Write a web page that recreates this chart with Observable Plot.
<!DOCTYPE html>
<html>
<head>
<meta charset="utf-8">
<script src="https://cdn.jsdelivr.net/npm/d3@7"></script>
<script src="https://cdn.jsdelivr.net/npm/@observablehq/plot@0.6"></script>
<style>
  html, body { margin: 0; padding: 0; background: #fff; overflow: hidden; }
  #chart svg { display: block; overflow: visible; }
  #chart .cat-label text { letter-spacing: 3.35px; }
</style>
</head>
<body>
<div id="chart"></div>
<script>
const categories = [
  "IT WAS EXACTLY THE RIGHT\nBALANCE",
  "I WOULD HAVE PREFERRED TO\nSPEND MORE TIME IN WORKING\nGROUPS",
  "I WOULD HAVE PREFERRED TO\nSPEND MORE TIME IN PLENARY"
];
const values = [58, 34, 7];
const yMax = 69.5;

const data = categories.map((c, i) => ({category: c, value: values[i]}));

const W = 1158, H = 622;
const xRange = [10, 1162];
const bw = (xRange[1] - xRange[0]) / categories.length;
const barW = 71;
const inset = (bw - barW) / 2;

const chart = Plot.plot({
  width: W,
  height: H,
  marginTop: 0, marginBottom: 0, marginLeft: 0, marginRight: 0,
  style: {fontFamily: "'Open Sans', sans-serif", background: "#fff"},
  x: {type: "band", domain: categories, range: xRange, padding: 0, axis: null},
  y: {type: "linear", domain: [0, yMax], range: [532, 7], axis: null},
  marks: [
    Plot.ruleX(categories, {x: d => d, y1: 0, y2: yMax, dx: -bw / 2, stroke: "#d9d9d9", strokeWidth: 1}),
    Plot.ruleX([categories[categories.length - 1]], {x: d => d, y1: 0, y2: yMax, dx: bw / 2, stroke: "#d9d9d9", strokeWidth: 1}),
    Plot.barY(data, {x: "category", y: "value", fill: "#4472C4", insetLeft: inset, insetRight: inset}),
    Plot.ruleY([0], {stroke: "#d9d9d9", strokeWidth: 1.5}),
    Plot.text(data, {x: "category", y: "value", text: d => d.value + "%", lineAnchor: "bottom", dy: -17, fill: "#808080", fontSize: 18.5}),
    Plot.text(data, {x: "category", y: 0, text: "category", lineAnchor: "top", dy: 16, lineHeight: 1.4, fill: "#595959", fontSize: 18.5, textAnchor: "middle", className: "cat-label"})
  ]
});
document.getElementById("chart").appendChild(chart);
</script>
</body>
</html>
━━━━━━━━
Do this =
Print again each line of the listing above, exactly as it appears.

Solution below =
Write a web page that recreates this chart with Observable Plot.
<!DOCTYPE html>
<html>
<head>
<meta charset="utf-8">
<script src="https://cdn.jsdelivr.net/npm/d3@7"></script>
<script src="https://cdn.jsdelivr.net/npm/@observablehq/plot@0.6"></script>
<style>
  html, body { margin: 0; padding: 0; background: #fff; overflow: hidden; }
  #chart svg { display: block; overflow: visible; }
  #chart .cat-label text { letter-spacing: 3.35px; }
</style>
</head>
<body>
<div id="chart"></div>
<script>
const categories = [
  "IT WAS EXACTLY THE RIGHT\nBALANCE",
  "I WOULD HAVE PREFERRED TO\nSPEND MORE TIME IN WORKING\nGROUPS",
  "I WOULD HAVE PREFERRED TO\nSPEND MORE TIME IN PLENARY"
];
const values = [58, 34, 7];
const yMax = 69.5;

const data = categories.map((c, i) => ({category: c, value: values[i]}));

const W = 1158, H = 622;
const xRange = [10, 1162];
const bw = (xRange[1] - xRange[0]) / categories.length;
const barW = 71;
const inset = (bw - barW) / 2;

const chart = Plot.plot({
  width: W,
  height: H,
  marginTop: 0, marginBottom: 0, marginLeft: 0, marginRight: 0,
  style: {fontFamily: "'Open Sans', sans-serif", background: "#fff"},
  x: {type: "band", domain: categories, range: xRange, padding: 0, axis: null},
  y: {type: "linear", domain: [0, yMax], range: [532, 7], axis: null},
  marks: [
    Plot.ruleX(categories, {x: d => d, y1: 0, y2: yMax, dx: -bw / 2, stroke: "#d9d9d9", strokeWidth: 1}),
    Plot.ruleX([categories[categories.length - 1]], {x: d => d, y1: 0, y2: yMax, dx: bw / 2, stroke: "#d9d9d9", strokeWidth: 1}),
    Plot.barY(data, {x: "category", y: "value", fill: "#4472C4", insetLeft: inset, insetRight: inset}),
    Plot.ruleY([0], {stroke: "#d9d9d9", strokeWidth: 1.5}),
    Plot.text(data, {x: "category", y: "value", text: d => d.value + "%", lineAnchor: "bottom", dy: -17, fill: "#808080", fontSize: 18.5}),
    Plot.text(data, {x: "category", y: 0, text: "category", lineAnchor: "top", dy: 16, lineHeight: 1.4, fill: "#595959", fontSize: 18.5, textAnchor: "middle", className: "cat-label"})
  ]
});
document.getElementById("chart").appendChild(chart);
</script>
</body>
</html>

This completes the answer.